Lors du procès, la juge Lapierre a demandé à plusieurs reprises à Robert s’il s’était entendu avec la femme pour convenir d’autres formes de remboursement « en nature ».

C’est moi qui décidais, par moi-même, de déduire sa dette, parce que je savais qu’elle ne travaillait pas et qu’elle n’avait pas d’emploi et qu’elle était en difficulté financière.

Robert

Lorsque la femme s’est retrouvée en maison d’hébergement pour femmes violentées en raison de problèmes personnels qui n’ont rien à voir avec sa relation avec Robert, ce dernier a fini par signer une quittance, la libérant de la dette. Il soutient qu’il l’a fait parce qu’une amie de Léonie lui aurait dit que cette dernière se suiciderait s’il n’effaçait pas la créance, ce que dément fermement la femme.

« J’ai été poignardé, dupé, a plaidé Robert devant la juge. C’est moi qui l’ai sortie de son milieu. Je payais son électricité. J’ai tout le temps été de bonne foi. »

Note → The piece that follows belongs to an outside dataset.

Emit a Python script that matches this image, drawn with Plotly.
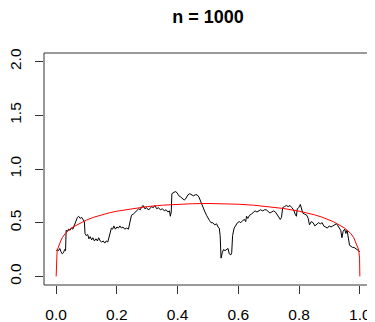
import plotly.graph_objects as go

black_x = [0.000,0.004,0.008,0.012,0.016,0.020,0.024,0.028,0.031,0.033,0.037,0.041,0.046,0.050,0.055,0.059,0.062,0.066,0.070,0.074,
           0.079,0.084,0.089,0.093,0.095,0.099,0.104,0.108,0.112,0.117,0.121,0.126,0.131,0.136,0.140,0.145,0.150,0.155,0.160,0.165,
           0.170,0.174,0.178,0.182,0.186,0.190,0.195,0.200,0.205,0.210,0.215,0.220,0.226,0.232,0.238,0.243,0.248,0.254,0.260,0.266,
           0.272,0.277,0.282,0.287,0.292,0.298,0.303,0.309,0.314,0.320,0.325,0.331,0.337,0.343,0.350,0.356,0.362,0.368,0.373,0.376,
           0.379,0.381,0.386,0.392,0.398,0.404,0.410,0.416,0.422,0.428,0.434,0.440,0.446,0.452,0.458,0.464,0.470,0.475,0.480,0.485,
           0.490,0.495,0.500,0.505,0.510,0.516,0.522,0.528,0.533,0.537,0.540,0.543,0.547,0.551,0.556,0.561,0.566,0.570,0.575,0.578,
           0.581,0.586,0.591,0.597,0.603,0.608,0.614,0.620,0.624,0.627,0.631,0.637,0.643,0.649,0.655,0.661,0.667,0.673,0.680,0.686,
           0.692,0.698,0.704,0.710,0.716,0.722,0.728,0.734,0.738,0.742,0.746,0.752,0.758,0.764,0.770,0.776,0.782,0.787,0.791,0.794,
           0.799,0.804,0.808,0.812,0.818,0.825,0.830,0.834,0.840,0.846,0.852,0.858,0.864,0.870,0.876,0.881,0.887,0.893,0.899,0.905,
           0.911,0.917,0.923,0.928,0.933,0.937,0.941,0.945,0.950,0.954,0.958,0.962,0.966,0.971,0.976,0.981,0.986,0.991,0.996,1.000]
black_y = [0.24,0.25,0.24,0.26,0.23,0.21,0.22,0.25,0.24,0.43,0.42,0.44,0.43,0.45,0.44,0.47,0.51,0.53,0.55,0.56,
           0.54,0.55,0.52,0.51,0.40,0.38,0.39,0.35,0.37,0.34,0.36,0.33,0.35,0.33,0.36,0.33,0.32,0.33,0.31,0.33,
           0.32,0.36,0.42,0.45,0.44,0.47,0.44,0.46,0.45,0.47,0.45,0.46,0.44,0.45,0.44,0.50,0.57,0.58,0.60,0.61,
           0.63,0.62,0.65,0.66,0.63,0.64,0.62,0.63,0.65,0.64,0.66,0.63,0.64,0.62,0.63,0.61,0.62,0.60,0.61,0.56,
           0.60,0.77,0.78,0.79,0.78,0.75,0.74,0.72,0.71,0.73,0.76,0.77,0.76,0.75,0.76,0.76,0.74,0.70,0.66,0.63,
           0.60,0.57,0.54,0.52,0.50,0.50,0.48,0.49,0.46,0.45,0.38,0.17,0.22,0.25,0.24,0.25,0.26,0.21,0.20,0.22,
           0.38,0.45,0.48,0.50,0.51,0.50,0.52,0.53,0.51,0.56,0.54,0.57,0.58,0.60,0.61,0.60,0.61,0.62,0.61,0.62,
           0.62,0.60,0.59,0.60,0.61,0.60,0.57,0.55,0.53,0.55,0.64,0.65,0.66,0.65,0.66,0.64,0.62,0.58,0.56,0.63,
           0.64,0.67,0.63,0.59,0.58,0.57,0.54,0.48,0.51,0.50,0.47,0.49,0.50,0.49,0.50,0.47,0.46,0.45,0.47,0.46,
           0.47,0.48,0.49,0.47,0.44,0.43,0.36,0.42,0.44,0.40,0.43,0.36,0.29,0.28,0.27,0.27,0.26,0.25,0.24,0.23]

# Red bound curve
red_x = [0.0,0.001,0.003,0.005,0.0075,0.01,0.015,0.02,0.03,0.04,0.05,0.0625,0.075,0.0875,0.1,0.125,0.15,0.175,0.2,0.25,0.3,0.35,0.4,0.45,0.5,
         0.55,0.6,0.65,0.7,0.75,0.8,0.825,0.85,0.875,0.9,0.9125,0.925,0.9375,0.95,0.96,0.97,0.98,0.985,0.99,0.9925,0.995,0.997,0.999,1.0]
red_y = [0.0,0.17,0.225,0.255,0.28,0.30,0.33,0.36,0.40,0.425,0.45,0.47,0.49,0.51,0.525,0.552,0.574,0.592,0.607,0.632,0.650,0.663,0.672,0.677,0.679,
         0.677,0.672,0.663,0.650,0.632,0.607,0.592,0.574,0.552,0.525,0.51,0.49,0.47,0.45,0.425,0.40,0.36,0.33,0.30,0.28,0.255,0.225,0.17,0.0]

x_ticks = [0.0, 0.2, 0.4, 0.6, 0.8, 1.0]
x_tick_labels = ["0.0", "0.2", "0.4", "0.6", "0.8", "1.0"]
y_ticks = [0.0, 0.5, 1.0, 1.5, 2.0]
y_tick_labels = ["0.0", "0.5", "1.0", "1.5", "2.0"]
title_text = "n = 1000"

FONT = "Liberation Sans, Arial, Helvetica, sans-serif"

# The page body has an 8px default margin; size the figure so it fits the 375x322 window.
W, H = 367, 314

fig = go.Figure()
fig.add_trace(go.Scatter(x=black_x, y=black_y, mode="lines",
                         line=dict(color="black", width=1), showlegend=False, hoverinfo="skip"))
fig.add_trace(go.Scatter(x=red_x, y=red_y, mode="lines",
                         line=dict(color="red", width=1), showlegend=False, hoverinfo="skip"))

fig.update_layout(
    width=W, height=H,
    margin=dict(l=36, r=3, t=45, b=37, autoexpand=False),
    paper_bgcolor="white", plot_bgcolor="white",
    font=dict(family=FONT, size=15, color="black"),
    title=dict(text="<b>" + title_text + "</b>", x=200 / W, xanchor="center",
               y=1 - 8.5 / H, yanchor="middle", font=dict(size=18, family=FONT, color="black")),
    xaxis=dict(range=[-0.04, 1.04], tickvals=x_ticks, ticktext=x_tick_labels, automargin=False,
               ticks="outside", ticklen=8, tickwidth=1, tickcolor="#333",
               showgrid=False, zeroline=False, showline=False, ticklabelstandoff=7,
               tickfont=dict(size=15.5, family=FONT, color="black")),
    yaxis=dict(range=[-0.08, 2.08], tickvals=y_ticks, ticktext=y_tick_labels, automargin=False,
               ticks="outside", ticklen=8, tickwidth=1, tickcolor="#333", tickangle=-90,
               showgrid=False, zeroline=False, showline=False, ticklabelstandoff=8,
               tickfont=dict(size=15.5, family=FONT, color="black")),
    shapes=[dict(type="rect", xref="paper", yref="paper", x0=0, y0=0, x1=1, y1=1,
                 line=dict(color="#333", width=1), fillcolor="rgba(0,0,0,0)")],
)

fig.write_html("out.html")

Robert a fait témoigner une représentante de DIRA-Estrie, un organisme d’aide aux aînés victimes de maltraitance, venue dire que la peur que la femme puisse se suicider lui a fait vivre une grande détresse.

Enjeux liés au consentement

La Concertation des luttes contre l’exploitation sexuelle (CLES), un organisme qui s’oppose à la légalisation de la prostitution, s’explique mal comment un tel contrat peut se retrouver devant la cour. « C’est comme si elle [l’escorte] n’avait pas le droit de se sortir de cette relation. C’est le même type de contrôle que dans un cas de violence conjugale », commente Jennie-Laure Sully, porte-parole de l’organisme.

Sans se prononcer directement sur la cause, l’organisme Stella, qui représente les travailleuses du sexe, affirme qu’il n’est pas rare que des femmes dans la même situation se fassent « coincer » par des clients qui les menacent d’utiliser les tribunaux pour les contraindre à donner des services sexuels.

« Le travail du sexe reste entièrement criminalisé au Canada », souligne la directrice générale Sandra Wesley. « Ça crée un terrain de jeu assez vaste pour nous nuire, par exemple en menaçant de nous dénoncer au propriétaire de notre logement, à nos parents » ou à toute autre personne en situation d’autorité, déplore-t-elle.

* Nous ne nommons pas la femme impliquée dans cette affaire, car elle est mère d’un enfant d’âge mineur. Nous avons aussi choisi de taire le nom de l’homme par souci d’équité.